» Stated goal: Return, without pictures, the lines from the start of the data through the one that contains "cycles = np.arange(5, 41)".

» Dataset extract:
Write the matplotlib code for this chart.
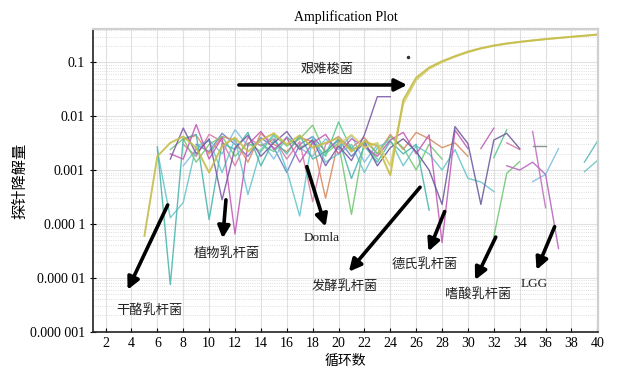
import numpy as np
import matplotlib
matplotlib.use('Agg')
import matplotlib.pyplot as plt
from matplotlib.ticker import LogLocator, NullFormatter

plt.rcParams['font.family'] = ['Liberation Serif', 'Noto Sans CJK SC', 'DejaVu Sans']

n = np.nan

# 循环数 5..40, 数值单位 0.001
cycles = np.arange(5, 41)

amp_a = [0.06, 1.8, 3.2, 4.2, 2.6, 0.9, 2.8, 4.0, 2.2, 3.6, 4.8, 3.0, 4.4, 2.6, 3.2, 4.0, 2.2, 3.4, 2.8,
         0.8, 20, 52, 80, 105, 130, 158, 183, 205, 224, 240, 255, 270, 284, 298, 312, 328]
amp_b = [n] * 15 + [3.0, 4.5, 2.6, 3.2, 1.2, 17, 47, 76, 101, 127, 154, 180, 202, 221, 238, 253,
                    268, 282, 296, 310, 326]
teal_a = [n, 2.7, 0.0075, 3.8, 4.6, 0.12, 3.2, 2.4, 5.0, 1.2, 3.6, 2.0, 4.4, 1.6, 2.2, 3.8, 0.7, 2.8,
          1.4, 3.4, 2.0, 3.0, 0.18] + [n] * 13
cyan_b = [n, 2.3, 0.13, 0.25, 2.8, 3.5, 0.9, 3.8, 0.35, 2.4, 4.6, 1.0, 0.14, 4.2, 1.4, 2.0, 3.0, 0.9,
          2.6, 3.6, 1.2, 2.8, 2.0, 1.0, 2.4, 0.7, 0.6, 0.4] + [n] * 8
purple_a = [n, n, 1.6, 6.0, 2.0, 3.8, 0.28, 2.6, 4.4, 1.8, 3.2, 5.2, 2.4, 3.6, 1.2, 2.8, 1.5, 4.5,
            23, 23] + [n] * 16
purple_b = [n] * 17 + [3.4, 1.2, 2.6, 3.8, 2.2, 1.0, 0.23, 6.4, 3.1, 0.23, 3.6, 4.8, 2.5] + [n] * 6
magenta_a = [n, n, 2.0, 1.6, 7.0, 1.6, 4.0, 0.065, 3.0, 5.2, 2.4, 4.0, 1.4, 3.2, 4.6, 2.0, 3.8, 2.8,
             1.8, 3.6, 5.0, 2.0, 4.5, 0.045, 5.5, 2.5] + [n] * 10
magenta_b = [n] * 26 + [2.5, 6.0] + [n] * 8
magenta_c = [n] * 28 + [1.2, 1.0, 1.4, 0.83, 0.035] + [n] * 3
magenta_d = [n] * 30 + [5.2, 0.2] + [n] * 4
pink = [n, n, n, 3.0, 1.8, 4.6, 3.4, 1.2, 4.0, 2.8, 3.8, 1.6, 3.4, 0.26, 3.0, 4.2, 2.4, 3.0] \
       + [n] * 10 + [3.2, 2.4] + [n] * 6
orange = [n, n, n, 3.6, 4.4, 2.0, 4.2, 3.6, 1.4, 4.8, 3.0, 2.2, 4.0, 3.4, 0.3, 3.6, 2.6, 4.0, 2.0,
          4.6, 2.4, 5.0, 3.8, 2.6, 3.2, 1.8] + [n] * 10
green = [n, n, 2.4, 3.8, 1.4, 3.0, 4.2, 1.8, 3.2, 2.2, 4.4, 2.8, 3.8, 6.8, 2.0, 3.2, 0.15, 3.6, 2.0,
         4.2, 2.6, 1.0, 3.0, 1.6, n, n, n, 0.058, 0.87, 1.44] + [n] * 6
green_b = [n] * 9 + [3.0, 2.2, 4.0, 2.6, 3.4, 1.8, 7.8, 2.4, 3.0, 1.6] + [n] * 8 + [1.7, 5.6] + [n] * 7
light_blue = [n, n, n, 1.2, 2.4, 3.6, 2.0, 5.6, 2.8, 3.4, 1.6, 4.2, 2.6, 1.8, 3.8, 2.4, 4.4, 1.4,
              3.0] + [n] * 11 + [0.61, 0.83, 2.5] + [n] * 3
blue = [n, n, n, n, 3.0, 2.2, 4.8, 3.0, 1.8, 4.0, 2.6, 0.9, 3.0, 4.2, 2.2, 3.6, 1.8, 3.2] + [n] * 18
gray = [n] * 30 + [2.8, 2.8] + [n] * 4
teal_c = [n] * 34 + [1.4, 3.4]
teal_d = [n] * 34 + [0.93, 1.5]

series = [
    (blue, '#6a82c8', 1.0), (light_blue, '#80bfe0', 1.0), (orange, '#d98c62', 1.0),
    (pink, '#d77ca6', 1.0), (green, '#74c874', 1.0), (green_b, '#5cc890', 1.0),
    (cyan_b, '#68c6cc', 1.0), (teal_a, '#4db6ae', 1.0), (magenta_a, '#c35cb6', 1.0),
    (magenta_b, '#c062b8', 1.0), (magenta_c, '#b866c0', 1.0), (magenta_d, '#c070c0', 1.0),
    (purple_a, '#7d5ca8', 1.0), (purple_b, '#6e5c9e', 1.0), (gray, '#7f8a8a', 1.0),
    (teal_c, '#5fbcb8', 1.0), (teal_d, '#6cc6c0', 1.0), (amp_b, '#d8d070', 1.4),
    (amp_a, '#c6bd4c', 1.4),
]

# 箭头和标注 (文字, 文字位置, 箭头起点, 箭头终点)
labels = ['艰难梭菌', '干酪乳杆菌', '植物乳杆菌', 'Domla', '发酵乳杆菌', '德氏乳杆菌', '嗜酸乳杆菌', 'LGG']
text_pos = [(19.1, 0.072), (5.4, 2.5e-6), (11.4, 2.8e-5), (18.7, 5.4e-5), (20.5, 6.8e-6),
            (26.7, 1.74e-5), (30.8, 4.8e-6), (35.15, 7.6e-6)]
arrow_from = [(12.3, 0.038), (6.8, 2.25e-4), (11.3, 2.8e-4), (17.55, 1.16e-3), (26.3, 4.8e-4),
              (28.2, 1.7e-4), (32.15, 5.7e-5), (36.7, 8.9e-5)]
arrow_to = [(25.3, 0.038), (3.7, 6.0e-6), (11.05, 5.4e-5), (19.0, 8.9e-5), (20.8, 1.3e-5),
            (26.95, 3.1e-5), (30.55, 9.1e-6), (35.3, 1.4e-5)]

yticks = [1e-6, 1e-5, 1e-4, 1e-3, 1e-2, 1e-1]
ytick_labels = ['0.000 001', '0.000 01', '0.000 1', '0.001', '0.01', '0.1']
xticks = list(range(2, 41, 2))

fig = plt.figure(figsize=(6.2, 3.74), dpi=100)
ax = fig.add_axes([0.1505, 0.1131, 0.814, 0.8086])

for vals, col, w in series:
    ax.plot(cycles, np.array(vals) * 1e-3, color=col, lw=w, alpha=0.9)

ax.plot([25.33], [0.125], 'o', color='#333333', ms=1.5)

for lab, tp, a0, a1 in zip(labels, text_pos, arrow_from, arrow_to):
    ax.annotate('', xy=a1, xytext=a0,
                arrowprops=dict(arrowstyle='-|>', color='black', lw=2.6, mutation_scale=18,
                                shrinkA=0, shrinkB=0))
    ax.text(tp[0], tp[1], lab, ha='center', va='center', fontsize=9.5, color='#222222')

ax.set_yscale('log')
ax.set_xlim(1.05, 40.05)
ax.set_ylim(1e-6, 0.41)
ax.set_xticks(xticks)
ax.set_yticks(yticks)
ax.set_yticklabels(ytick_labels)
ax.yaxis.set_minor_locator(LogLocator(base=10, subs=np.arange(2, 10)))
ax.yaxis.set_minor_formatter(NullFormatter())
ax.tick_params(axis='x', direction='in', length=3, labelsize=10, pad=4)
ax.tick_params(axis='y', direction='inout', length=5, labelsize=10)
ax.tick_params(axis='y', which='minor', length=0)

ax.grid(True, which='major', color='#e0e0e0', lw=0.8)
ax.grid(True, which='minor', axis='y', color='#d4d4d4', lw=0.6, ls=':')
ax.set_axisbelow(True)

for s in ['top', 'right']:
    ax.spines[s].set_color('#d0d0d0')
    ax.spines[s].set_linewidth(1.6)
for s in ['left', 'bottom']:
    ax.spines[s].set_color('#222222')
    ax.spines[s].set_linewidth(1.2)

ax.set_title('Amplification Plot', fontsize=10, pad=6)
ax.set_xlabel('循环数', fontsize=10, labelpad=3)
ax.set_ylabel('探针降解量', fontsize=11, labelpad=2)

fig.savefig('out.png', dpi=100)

» Right answer:
Write the matplotlib code for this chart.
import numpy as np
import matplotlib
matplotlib.use('Agg')
import matplotlib.pyplot as plt
from matplotlib.ticker import LogLocator, NullFormatter

plt.rcParams['font.family'] = ['Liberation Serif', 'Noto Sans CJK SC', 'DejaVu Sans']

n = np.nan

# 循环数 5..40, 数值单位 0.001
cycles = np.arange(5, 41)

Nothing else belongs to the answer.